Certes, il nous conviendrait peu d’implorer la reconnaissance publique pour ces six marins ; nous croyons suffisant de les nommer.

Qu’on nous permette seulement un mot : Sous la restauration, un navire fut expédié jusque dans l’Océan-Pacifique pour découvrir sur les lointains récifs les traces du naufrage de la Peyrouse, et ce fut à grands frais que l’on en réunit quelques débris en bois, en fer, en cuivre et en plomb, religieusement conservés dans nos musées.

Aujourd’hui, c’est sur notre plage même que gisent, ensevelis dans la misère et dans l’obscurité, des débris vivans du naufrage héroïque du Vengeur ; la France et le gouvernement de Juillet pourraient-ils n’être point jaloux d’acquitter la dette nationale envers ces dernières reliques du patriotisme inspiré par notre grande révolution ?

Chronique Universelle.

Le Vengeur, vaisseau de 74 canons, capitaine Renaudin

Le conventionnel Barrère fit voter en 1794 par la Convention le décret suivant :

- Art. 1er. Une forme du vaisseau de ligne le Vengeur sera suspendue à la voûte du Panthéon, et les noms des braves républicains composant l’équipage de ce vaisseau, seront inscrits sur la colonne du Panthéon.

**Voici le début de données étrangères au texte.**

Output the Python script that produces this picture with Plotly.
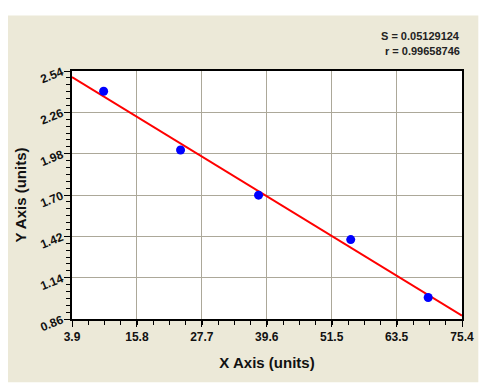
import numpy as np
import plotly.graph_objects as go

# data
x_values = [9.7, 23.8, 38.1, 55.0, 69.2]
y_values = [2.403, 2.005, 1.699, 1.398, 1.006]

x_tick_vals = [3.9, 15.8, 27.7, 39.6, 51.5, 63.4, 75.4]
x_tick_text = ["3.9", "15.8", "27.7", "39.6", "51.5", "63.5", "75.4"]
y_tick_vals = [0.86, 1.14, 1.42, 1.70, 1.98, 2.26, 2.54]
y_tick_text = ["0.86", "1.14", "1.42", "1.70", "1.98", "2.26", "2.54"]

stat_s = "S = 0.05129124"
stat_r = "r = 0.99658746"

# least-squares fit line
slope, intercept = np.polyfit(x_values, y_values, 1)
fit_x = [x_tick_vals[0], x_tick_vals[-1]]
fit_y = [slope * v + intercept for v in fit_x]

BEIGE = "#ECE9D8"
GRID = "#ACA899"
FONT = "Liberation Sans, Arial, sans-serif"

fig = go.Figure()
fig.add_trace(go.Scatter(x=fit_x, y=fit_y, mode="lines",
                         line=dict(color="#FF0000", width=2), hoverinfo="skip"))
fig.add_trace(go.Scatter(x=x_values, y=y_values, mode="markers",
                         marker=dict(color="#0000FF", size=9, symbol="circle")))

# page body has an 8px margin; compensate so the chart sits like the reference
OFF = 8
W, H = 499 - OFF, 392 - OFF
L, R, T, B = 68 - OFF, 36.5, 70.7 - OFF, 72.5
pw, ph = W - L - R, H - T - B

def px_to_paper_x(p):
    return (p - OFF - L) / pw

def px_to_paper_y(p):
    return (H - B - (p - OFF)) / ph

fig.add_shape(type="rect", xref="paper", yref="paper",
              x0=px_to_paper_x(2), x1=px_to_paper_x(479),
              y0=px_to_paper_y(383), y1=px_to_paper_y(15),
              fillcolor=BEIGE, line=dict(width=0), layer="below")
fig.add_shape(type="rect", xref="paper", yref="paper",
              x0=0, x1=1, y0=0, y1=1,
              fillcolor="white", line=dict(width=0), layer="below")

x_minor_step = (x_tick_vals[-1] - x_tick_vals[0]) / 24
y_minor_step = (y_tick_vals[1] - y_tick_vals[0]) / 6

fig.update_layout(
    width=W, height=H,
    margin=dict(l=L, r=R, t=T, b=B, pad=0),
    paper_bgcolor="white", plot_bgcolor="white",
    showlegend=False,
    font=dict(family=FONT, color="#111111"),
    xaxis=dict(
        range=[x_tick_vals[0], x_tick_vals[-1]],
        tickmode="array", tickvals=x_tick_vals, ticktext=x_tick_text,
        ticks="outside", ticklen=6, tickcolor="black", tickwidth=1,
        tickfont=dict(size=12, family=FONT, weight="bold", color="#111111"),
        showgrid=True, gridcolor=GRID, gridwidth=1,
        showline=True, linecolor="black", linewidth=1.5, mirror=True,
        zeroline=False,
        minor=dict(tickmode="linear", tick0=x_tick_vals[0], dtick=x_minor_step,
                   ticks="outside", ticklen=4, tickcolor="black", showgrid=False),
        title=dict(text="<b>X Axis (units)</b>", font=dict(size=15, family=FONT, color="#111111"),
                   standoff=14),
    ),
    yaxis=dict(
        range=[y_tick_vals[0], y_tick_vals[-1]],
        tickmode="array", tickvals=y_tick_vals, ticktext=y_tick_text,
        ticks="outside", ticklen=6, tickcolor="black", tickwidth=1,
        tickangle=-22,
        tickfont=dict(size=12, family=FONT, weight="bold", color="#111111"),
        showgrid=True, gridcolor=GRID, gridwidth=1,
        showline=True, linecolor="black", linewidth=1.5, mirror=True,
        zeroline=False,
        minor=dict(tickmode="linear", tick0=y_tick_vals[0], dtick=y_minor_step,
                   ticks="outside", ticklen=4, tickcolor="black", showgrid=False),
        title=dict(text="<b>Y Axis (units)</b>", font=dict(size=15, family=FONT, color="#111111"),
                   standoff=8),
    ),
    annotations=[
        dict(text="<b>" + stat_s + "</b>", xref="paper", yref="paper",
             x=1, y=px_to_paper_y(36), xanchor="right", yanchor="middle",
             showarrow=False, font=dict(size=11, family=FONT, color="#222222")),
        dict(text="<b>" + stat_r + "</b>", xref="paper", yref="paper",
             x=1, y=px_to_paper_y(51), xanchor="right", yanchor="middle",
             showarrow=False, font=dict(size=11, family=FONT, color="#222222")),
    ],
)

fig.write_html("out.html")
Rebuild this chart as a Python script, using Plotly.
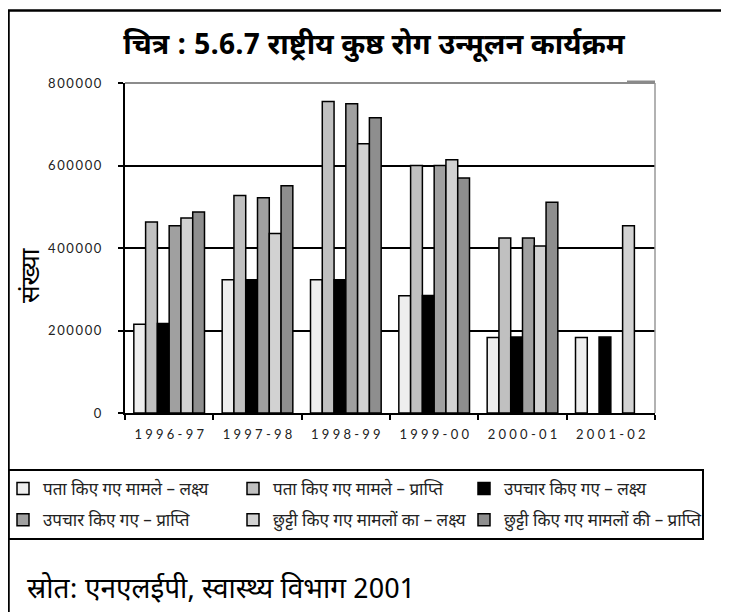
import plotly.graph_objects as go

# ---------------- data ----------------
categories = ["1996-97", "1997-98", "1998-99", "1999-00", "2000-01", "2001-02"]

detected_target = [215000, 323000, 323000, 284000, 183000, 183000]
detected_achieved = [463000, 527000, 755000, 600000, 424000, None]
treated_target = [217000, 323000, 323000, 285000, 184000, 184000]
treated_achieved = [454000, 522000, 750000, 600000, 424000, None]
discharged_target = [473000, 435000, 653000, 614000, 405000, 454000]
discharged_achieved = [487000, 551000, 716000, 570000, 511000, None]

series_names = [
    "पता किए गए मामले – लक्ष्य",
    "पता किए गए मामले – प्राप्ति",
    "उपचार किए गए – लक्ष्य",
    "उपचार किए गए – प्राप्ति",
    "छुट्टी किए गए मामलों का – लक्ष्य",
    "छुट्टी किए गए मामलों की – प्राप्ति",
]
series_values = [detected_target, detected_achieved, treated_target,
                 treated_achieved, discharged_target, discharged_achieved]
series_colors = ["#EEEEEE", "#C0C0C0", "#000000", "#A0A0A0", "#D2D2D2", "#8E8E8E"]
legend_ids = ["legend", "legend2", "legend3", "legend", "legend2", "legend3"]

y_tick_vals = [0, 200000, 400000, 600000, 800000]
y_tick_text = ["0", "200000", "400000", "600000", "800000"]

title_text = "चित्र : 5.6.7 राष्ट्रीय कुष्ठ रोग उन्मूलन कार्यक्रम"
y_title = "संख्या"
source_text = "स्रोत: एनएलईपी, स्वास्थ्य विभाग 2001"

# ---------------- layout helpers ----------------
OFF = 8                      # page body margin
W, H = 729 - OFF, 612 - OFF
L, R, T, B = 125, 655, 83, 413  # plot area in screen px
PW, PH = R - L, B - T


def px_x(x):
    return (x - L) / PW


def px_y(y):
    return (B - y) / PH


def spaced(s, gap="\u2009"):
    return gap.join(list(s))


DEV = "Noto Sans Devanagari, Lohit Devanagari, Mangal, Noto Sans, sans-serif"
NUM = "Lato, Open Sans, sans-serif"

fig = go.Figure()
for i, (name, vals, col, lg) in enumerate(zip(series_names, series_values,
                                               series_colors, legend_ids)):
    fig.add_trace(go.Bar(
        x=categories, y=vals, name=name, legendgroup="g%d" % i,
        marker=dict(color=col, line=dict(color="#000000", width=1.5)),
        legend=lg,
    ))

legend_common = dict(
    orientation="v", xanchor="left", yanchor="top",
    bgcolor="rgba(0,0,0,0)", borderwidth=0,
    font=dict(family=DEV, size=17, color="#222222"),
    traceorder="grouped", tracegroupgap=6,
)

fig.update_layout(
    width=W, height=H,
    margin=dict(l=L - OFF, r=W - (R - OFF), t=T - OFF, b=H - (B - OFF),
                autoexpand=False),
    paper_bgcolor="white", plot_bgcolor="white",
    barmode="group", bargap=0.2, bargroupgap=0,
    title=dict(text="<b>" + title_text + "</b>", x=(374 - OFF) / W,
               xanchor="center", y=1 - (44 - OFF) / H, yanchor="middle",
               font=dict(family=DEV, size=29, color="#000000")),
    showlegend=True,
    legend=dict(x=px_x(3), y=px_y(471), **legend_common),
    legend2=dict(x=px_x(233), y=px_y(471), **legend_common),
    legend3=dict(x=px_x(464), y=px_y(471), **legend_common),
    xaxis=dict(
        type="category", tickson="boundaries", ticks="outside", ticklen=5,
        tickwidth=1.5, tickcolor="#000000",
        showline=True, linecolor="#000000", linewidth=2,
        tickvals=categories, ticktext=[spaced(c, "\u2005") for c in categories],
        tickfont=dict(family=NUM, size=13, color="#222222"),
        ticklabelstandoff=8, showgrid=False,
    ),
    yaxis=dict(
        range=[0, 800000], tickvals=y_tick_vals,
        ticktext=[spaced(t) for t in y_tick_text],
        ticks="outside", ticklen=5, tickwidth=1.5, tickcolor="#000000",
        showline=True, linecolor="#000000", linewidth=2,
        showgrid=True, gridcolor="#000000", gridwidth=1.5,
        zeroline=False,
        tickfont=dict(family=NUM, size=13, color="#222222"),
        ticklabelstandoff=14,
    ),
)

# y axis title
fig.add_annotation(text=y_title, xref="paper", yref="paper",
                   x=px_x(33), y=px_y(275), textangle=-90, showarrow=False,
                   xanchor="center", yanchor="middle",
                   font=dict(family=DEV, size=26, color="#000000"))
# source note
fig.add_annotation(text=source_text, xref="paper", yref="paper",
                   x=px_x(25), y=px_y(590), showarrow=False,
                   xanchor="left", yanchor="middle",
                   font=dict(family=DEV, size=28, color="#000000"))

# frame & decorations
fig.add_shape(type="rect", xref="paper", yref="paper",
              x0=px_x(8.5), x1=px_x(900), y0=px_y(800), y1=px_y(10.5),
              line=dict(color="#000000", width=2.5), layer="above")
fig.add_shape(type="rect", xref="paper", yref="paper",
              x0=px_x(8.5), x1=px_x(703), y0=px_y(539), y1=px_y(470),
              line=dict(color="#000000", width=2), layer="above")
fig.add_shape(type="line", xref="paper", yref="paper",
              x0=0, x1=1, y0=1, y1=1,
              line=dict(color="#8c8c8c", width=2), layer="above")
fig.add_shape(type="line", xref="paper", yref="paper",
              x0=1, x1=1, y0=0, y1=1,
              line=dict(color="#999999", width=1.5), layer="above")
fig.add_shape(type="line", xref="paper", yref="paper",
              x0=px_x(627), x1=1, y0=px_y(82), y1=px_y(82),
              line=dict(color="#8a8a8a", width=3), layer="above")

fig.write_html("out.html")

- 2. A cet effet les agens maritimes des ports de Brest et Rochefort enverront sans délai le rôle d’équipage du vaisseau le Vengeur.

- 3. Le vaisseau à trois ponts, qui est en construction dans le bassin couvert de Brest, portera le nom de Vengeur. Le commissaire de la marine donnera les ordres les plus prompts pour accélérer la construction de ce vaisseau.

- 4. La convention nationale appelle les artistes, peintres, sculpteurs, et
poètes, à concourir pour transmettre à la postérité le trait sublime du dévoûment républicain des citoyens formant l’équipage de Vengeur. Il sera décerné dans une fête nationale, des récompenses aux peintres, et aux poètes, qui auront le plus dignement célébré la gloire de ces républicains.